Не в добрый час, однако, постучалась я в аптеку. В определении тактических соображений Веры Петровны Лена оказалась точна. Несмотря на мои просьбы не приходить, один из сидевших тогда в аптеке Семен Николаевич, стал навещать меня в корпусе. Вера Петровна всячески поощряла его участившиеся визиты. Человек с наголо обритой головой, в поношенном военном френче, служивший ранее в ОГПУ, а затем в НКВД, пугал меня. Его привычка пристально глядеть тяготила.
— Вы, похоже, относитесь ко мне, как к чуме. Разве я не прав! Но я ведь к вам как к духовнику прихожу. Не прогоняйте! Мне надо исповедаться вам. Вы должны меня выслушать! Худо мне, — почти вымаливал Семен Николаевич. И на рассказы не скупился.
— Что? Страшно? — спрашивал после очередной истории.
— Страшно! — соглашалась я. — Видите, я плохой утешитель.
— Не надо мне утешений. А если отвернетесь от меня, пропаду вовсе, — объявил он как-то и тут же приступил к очередной исповеди.
— В начале тридцатых годов было. Нас мобилизовали на изымание золота. Слышали о таковом? Мы их вылавливали десятками, сотнями. Пол в помещении, куда загоняли арестованных, был обшит железом. Дверь задраивали. Начинали их подогревать с боков и снизу. Будь здоров какую нагоняли температуру. Вот тут-то и начинались «танцы». Кричали, вопили, сразу вспоминали, куда и сколько попрятано, наперегонки рассказывали. Были, конечно, и невиновные. Однажды пришел, знаете, домой усталый, измученный, а жена в слезах: «Умоляю, прошу тебя, Сеня, разреши поговорить с тобой жене одного из задержанных». Та тут же из комнаты выскочила и — бах передо мной на колени, ловит, как мне руки поцеловать. Так я, знаете, так шуганул их обеих! Жену собственную выгнал…
Легко было представить себе, как этот службист, не отличавший принципиальности от садизма, замучивал людей. Пересказывая всю подноготную, гравируя «историческое» безобразие полновластием НКВД, он только теперь пытался что-то понять про то, что творил. А мне некой сверхсилой было ведено всматриваться в жизнь, какой она являлась, и не сметь отгораживаться от нее своим «не могу, не хочу слушать».
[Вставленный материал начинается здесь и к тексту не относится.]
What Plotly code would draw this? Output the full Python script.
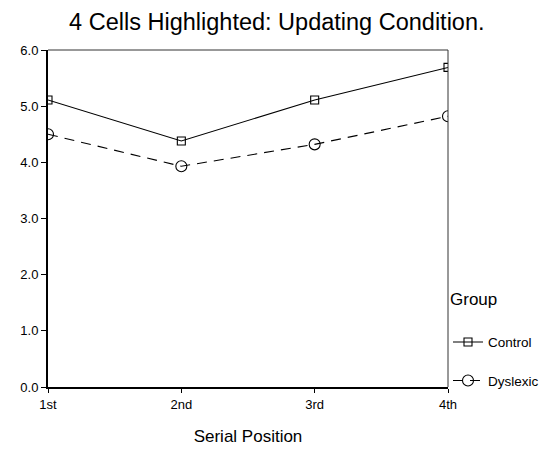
import plotly.graph_objects as go

positions = ["1st", "2nd", "3rd", "4th"]
control = [5.11, 4.38, 5.11, 5.69]
dyslexic = [4.50, 3.93, 4.32, 4.82]
yticks = [0, 1, 2, 3, 4, 5, 6]
ytick_labels = ["0.0", "1.0", "2.0", "3.0", "4.0", "5.0", "6.0"]

xpos = list(range(1, len(positions) + 1))

fig = go.Figure()
fig.add_trace(go.Scatter(
    x=xpos, y=control, name="Control", mode="lines+markers", legendgroup="c",
    line=dict(color="black", width=1.1, dash="solid"),
    marker=dict(symbol="square-open", size=8, color="black", line=dict(width=1.1)),
))
fig.add_trace(go.Scatter(
    x=xpos, y=dyslexic, name="Dyslexic", mode="lines+markers", legendgroup="d",
    line=dict(color="black", width=1.1, dash="10px,7px"),
    marker=dict(symbol="circle-open", size=11, color="black", line=dict(width=1.1)),
))

# thin top/right frame lines (axes themselves are thicker)
fig.add_shape(type="line", xref="paper", yref="paper", x0=0, x1=1, y0=1, y1=1,
              line=dict(color="#333333", width=1))
fig.add_shape(type="line", xref="paper", yref="paper", x0=1, x1=1, y0=0, y1=1,
              line=dict(color="#333333", width=1))

fig.update_layout(
    width=552, height=457,
    margin=dict(l=35, r=112, t=42, b=78),
    paper_bgcolor="white", plot_bgcolor="white",
    font=dict(family="Liberation Sans, Arial, sans-serif", color="black", size=13),
    title=dict(text="4 Cells Highlighted: Updating Condition.", x=0.487, xanchor="center",
               y=0.969, yanchor="middle", font=dict(size=23.5, color="black")),
    showlegend=True,
    legend=dict(title=dict(text="Group<br><span style='font-size:10px'> </span>", font=dict(size=17)),
                x=1.0, xanchor="left",
                y=0.31, yanchor="top", font=dict(size=13.5), bgcolor="rgba(0,0,0,0)",
                itemwidth=30, tracegroupgap=18),
    xaxis=dict(range=[1, 4], tickvals=xpos, ticktext=positions, showgrid=False,
               zeroline=False, showline=True, linecolor="black", linewidth=2,
               ticks="outside", ticklen=4, tickcolor="black", tickfont=dict(size=13),
               title=dict(text="Serial Position", standoff=20, font=dict(size=17))),
    yaxis=dict(range=[0, 6], tickvals=yticks, ticktext=ytick_labels, showgrid=False,
               zeroline=False, showline=True, linecolor="black", linewidth=2,
               ticks="outside", ticklen=5, tickcolor="black", tickfont=dict(size=13)),
)

fig.write_html("out.html")
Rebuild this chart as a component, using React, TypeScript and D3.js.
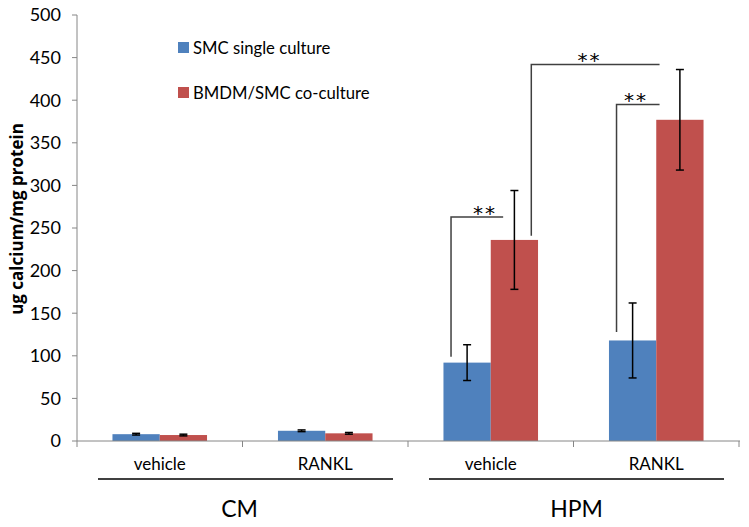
import React from "react";
import * as d3 from "d3";

const categories = ["vehicle", "RANKL", "vehicle", "RANKL"];
const groups = ["CM", "HPM"];
const seriesNames = ["SMC single culture", "BMDM/SMC co-culture"];
const smcValues = [8, 12, 92, 118];
const smcErrors = [1, 1, 21, 44];
const coValues = [7, 9, 236, 377];
const coErrors = [1, 1, 58, 59];
const yTicks = [0, 50, 100, 150, 200, 250, 300, 350, 400, 450, 500];
// significance brackets: category index, x fractions within band, top & bottom values
const brackets = [
  { cat: 2, f1: 0.26, top: 263, bottom: 99, endCat: 2, endF: 0.575, label: "**" },
  { cat: 2, f1: 0.745, top: 442, bottom: 241, endCat: 3, endF: 0.52, label: "**" },
  { cat: 3, f1: 0.26, top: 395, bottom: 128, endCat: 3, endF: 0.52, label: "**" },
];

const W = 749;
const H = 527;
const colors = ["#4F81BD", "#C0504D"];
const FONT = "Lato, 'Open Sans', sans-serif";

export default function App() {
  const x = d3.scaleBand<number>().domain(d3.range(categories.length)).range([77, 739]).padding(0);
  const y = d3.scaleLinear().domain([0, 500]).range([441, 15]);
  const bw = x.bandwidth();
  const barW = bw / 3.5;
  const series = [
    { vals: smcValues, errs: smcErrors },
    { vals: coValues, errs: coErrors },
  ];
  const boundaries = d3.range(categories.length + 1).map((i) => 77 + i * bw);

  return (
    <svg width={W} height={H} style={{ position: "absolute", left: 0, top: 0, background: "#fff" }}>
      {/* bars */}
      {series.map((s, si) =>
        s.vals.map((v, i) => {
          const cx = (x(i) as number) + bw / 2;
          const bx = cx - barW + si * barW;
          return (
            <rect key={`b${si}-${i}`} x={bx} y={y(v)} width={barW} height={y(0) - y(v)} fill={colors[si]} />
          );
        })
      )}
      {/* error bars */}
      {series.map((s, si) =>
        s.vals.map((v, i) => {
          const cx = (x(i) as number) + bw / 2;
          const ex = cx - barW / 2 + si * barW;
          const e = s.errs[i];
          return (
            <g key={`e${si}-${i}`} stroke="#000" strokeWidth={1.5}>
              <line x1={ex} x2={ex} y1={y(v + e)} y2={y(v - e)} />
              <line x1={ex - 4} x2={ex + 4} y1={y(v + e)} y2={y(v + e)} />
              <line x1={ex - 4} x2={ex + 4} y1={y(v - e)} y2={y(v - e)} />
            </g>
          );
        })
      )}
      {/* y axis */}
      <line x1={77} x2={77} y1={y(500)} y2={y(0)} stroke="#868686" strokeWidth={1} />
      {yTicks.map((t) => (
        <g key={`yt${t}`}>
          <line x1={72} x2={77} y1={y(t)} y2={y(t)} stroke="#868686" />
          <text x={61} y={y(t)} dy="0.35em" textAnchor="end" fontFamily={FONT} fontSize={18} fill="#000">
            {t}
          </text>
        </g>
      ))}
      {/* x axis */}
      <line x1={77} x2={740} y1={y(0)} y2={y(0)} stroke="#868686" strokeWidth={1} />
      {boundaries.map((b, i) => (
        <line key={`xt${i}`} x1={b} x2={b} y1={y(0)} y2={y(0) + 6} stroke="#868686" />
      ))}
      {categories.map((c, i) => (
        <text key={`c${i}`} x={(x(i) as number) + bw / 2} y={470} textAnchor="middle" fontFamily={FONT} fontSize={17} fill="#000">
          {c}
        </text>
      ))}
      {groups.map((g, gi) => {
        const x1 = (x(gi * 2) as number) + 21;
        const x2 = (x(gi * 2 + 1) as number) + bw - 15;
        return (
          <g key={`g${gi}`}>
            <line x1={x1} x2={x2} y1={479} y2={479} stroke="#000" strokeWidth={1.5} />
            <text x={(x1 + x2) / 2 - (gi === 0 ? 6 : 0)} y={517} textAnchor="middle" fontFamily={FONT} fontSize={23} fill="#000">
              {g}
            </text>
          </g>
        );
      })}
      {/* y title */}
      <text
        transform={`translate(23,219) rotate(-90)`}
        textAnchor="middle"
        fontFamily="'Open Sans', sans-serif"
        fontWeight="bold"
        fontSize={17}
        fill="#000"
      >
        ug calcium/mg protein
      </text>
      {/* legend */}
      {seriesNames.map((n, i) => (
        <g key={`l${i}`}>
          <rect x={178} y={42 + i * 45} width={11} height={11} fill={colors[i]} />
          <text x={193} y={48 + i * 45} dy="0.35em" fontFamily={FONT} fontSize={16.7} fill="#000">
            {n}
          </text>
        </g>
      ))}
      {/* significance brackets */}
      {brackets.map((b, i) => {
        const bx1 = (x(b.cat) as number) + b.f1 * bw;
        const right = (x(b.endCat) as number) + b.endF * bw;
        return (
          <g key={`br${i}`}>
            <path
              d={`M${bx1},${y(b.bottom)} V${y(b.top)} H${right}`}
              fill="none"
              stroke="#404040"
              strokeWidth={1.5}
            />
            <text
              x={(bx1 + right) / 2 + (i === 1 ? -6 : 0) + (i === 2 ? -2 : 0) + (i === 0 ? 8 : 0)}
              y={y(b.top) + 3}
              textAnchor="middle"
              fontFamily="'DejaVu Sans', sans-serif"
              fontSize={20}
              letterSpacing={2}
              fill="#000"
            >
              {b.label}
            </text>
          </g>
        );
      })}
    </svg>
  );
}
Выздоровевший после длительного лечения, Семен Николаевич, узнав, что назначен на этап, просил, чтобы его не отправляли, буйствовал, сопротивлялся. Когда этапируемых погрузили в вагоны, он вскрыл себе вены. Его спасли, вернули в лазарет. Я про себя обрадовалась, когда наткнувшийся на него доктор вдруг рассвирепел:
— У вас тут кто? Родственники? Чтоб я вас в хирургическом корпусе больше не видел!
Когда-то они сидели вместе на одной из колонн, были в приятельских отношениях, обращались друг к другу на «ты». И неожиданно такая вспышка.
Прощаясь перед выходом на волю, тетя Поля поднесла мне свой некрашеный дощатый чемодан:
— Это тебе на память. Чтоб не забывала тетю Полю!
— Не надо мне, тетя Поля, спасибо. Мне и положить-то в него нечего.
— А ты не забижай меня. Тебе вон еще сколько годов сидеть. Будет что положить. Я от сердца тебе дарю. Жалею я тебя.
Широколицая, ширококостная, грубоватая женщина глянула остро, пронзительно, показалась вдруг мудрее умного, и сердце сжалось от ее, казалось бы, немудрящих слов.
— Влюбился ведь в тебя наш доктор. Ты берегись. Не очень ему верь, но дело твое сурьезное.